NYATANYA.COM, Bantul – Mengangkat tema lokal dengan pendekatan historis lokalitas yang demikian kental pada keberadaan sebuah wilayah, Kasongan menjadi sumber inspirasi bersama untuk berkarya.
Kemudian diangkatlah “Song” sebagai tema besar untuk mewujudkan karya tujuh perupa ini dalam sebuah pameran bersama.
Mereka adalah Adhik Kristiantoro, Giring Prihatyasono,Harun, Heru Siswanto, Hono Sun, Iskandar Sy dan Yaksa Agus, dalam “Song Art Exhibition” yang berlangsung sejak 2 Juli hingga 3 Agustus di Joning Art Space Area Sawah, Pendowoharjo, Kapanewon Sewon, Bantul.
Sebagaimana diungkap penggagas sekaligus owner Joning Art Space Heru Siswanto, pameran kali ketiga yang selalu mengusung tema tentang lingkungan sekitar Kasongan merupakan komitmen untuk mendekatkan masyarakat Kasongan dan sekitarnya pada semangat berkarya serta reaktualisasi kembali sejarah Kasongan masa lampau hingga saat ini yang menjadi pusat kegiatan berkarya Terakota atau gerabah.
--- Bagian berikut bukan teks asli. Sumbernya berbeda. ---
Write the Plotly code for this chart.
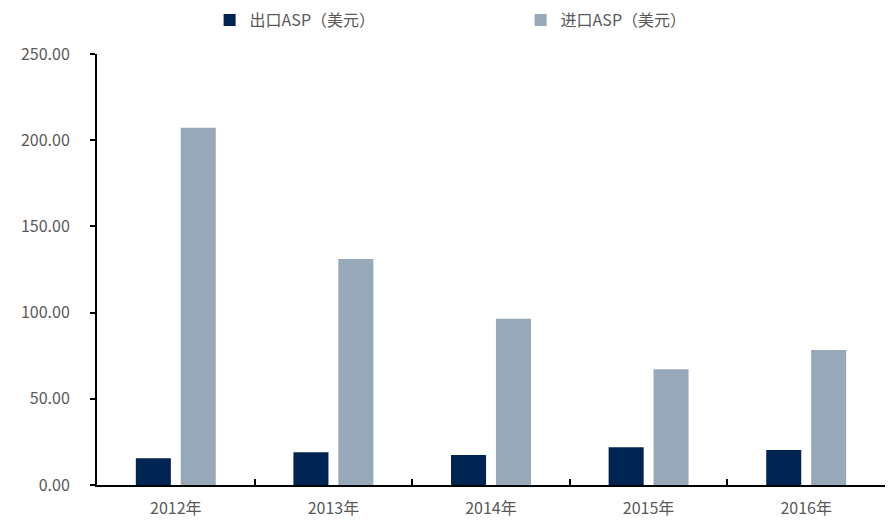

“Menurut sejarahnya kerajinan gerabah awalnya merupakan bentuk perlawanan masyarakat melawan penindasan asing (Belanda) yang dipimpin oleh Kiai Abdurrauf atau orang mengenal dengan panggilan Kiai Song. Karena Belanda selalu merampas hasil panen para petani dan rakyat di wilayah ini semasa perang Jawa atau Pangeran Diponegoro berlangsung,” urai Heru di sela acara pameran, Sabtu (2/7/2022) malam.
Hal yang sama juga diungkap Dr. Timboel Raharjo yang membuka pameran ini. Dalam sambutannya, Dekan Fakultas Seni Murni Institut Seni Indonesia (ISI) Yogyakarta ini mengungkap, Kiai Song adalah orang yang kali pertama mengajarkan pembuatan gerabah kepada masyarakat di sekitar Kasongan.
Kiai Song juga yang mengajak penduduk di wilayah ini untuk meninggalkan pekerjaan sebagai petani.
Hal ini dilakukan karena setiap kali panen hasilnya selalu dijarah dan dirampas untuk kebutuhan pangan pihak Belanda.
“Ini sekaligus bentuk perlawanan meski tanpa menggunakan senjata, tetapi justru menjadi kekuatan dalam menghadapi penjajahan. Ternyata perlawanan ini membawa perkembangan dari masa ke masa hingga Kasongan menjadi pusat kerajinan gerabah dikenal secara nasional. Kata Kasongan sendiri awalnya adalah penyebutan tempat Kiai Song bermukim,” urai Timboel yang mengaku lahir dan besar serta mukim di Kawasan Kasongan.
Sangat menarik untuk dicermati, begitu tulis Janu PU dalam tulisan pengantarnya pada pameran ini, yang menyebutkan Song apa yang dilakukan Kiai Song adalah sebuah keberanian tindakan dalam menyuarakan semangat atau spirit untuk menampilkan kekuatan.
Dan semangat itulah yang kemudian ingin kembali dihadirkan dalam pameran ini.
“Dalam makna lain Song juga bermakna lagu, sehingga tema pameran Song untuk mewakili dua hal itu. Kiai Song berjuang secara lokal namun menunjuka kecerdasan berpikir dn bertindak,” urai Janu PU.
Ketujuh Perupa yang menggelar pameran masing-masing dua karyan ini, merupakan para kreator seni muda yang memiliki potensi cemerlang di kemudian hari.
Ini tampak dari kecerdasan masing-masing pribadi dalam berkarya dengan menjabarkan kata Song itu sendiri ke dalam tema karya mereka.
Dari tema kata Song kemudian digarap menjadi empat belas karya menarik dan patut mendapatkan apresiasi bersama sebagai ruang oase pemaknaan lokal kesejarahan yang kemudian mengglobal sebagai makna sebuah lagu.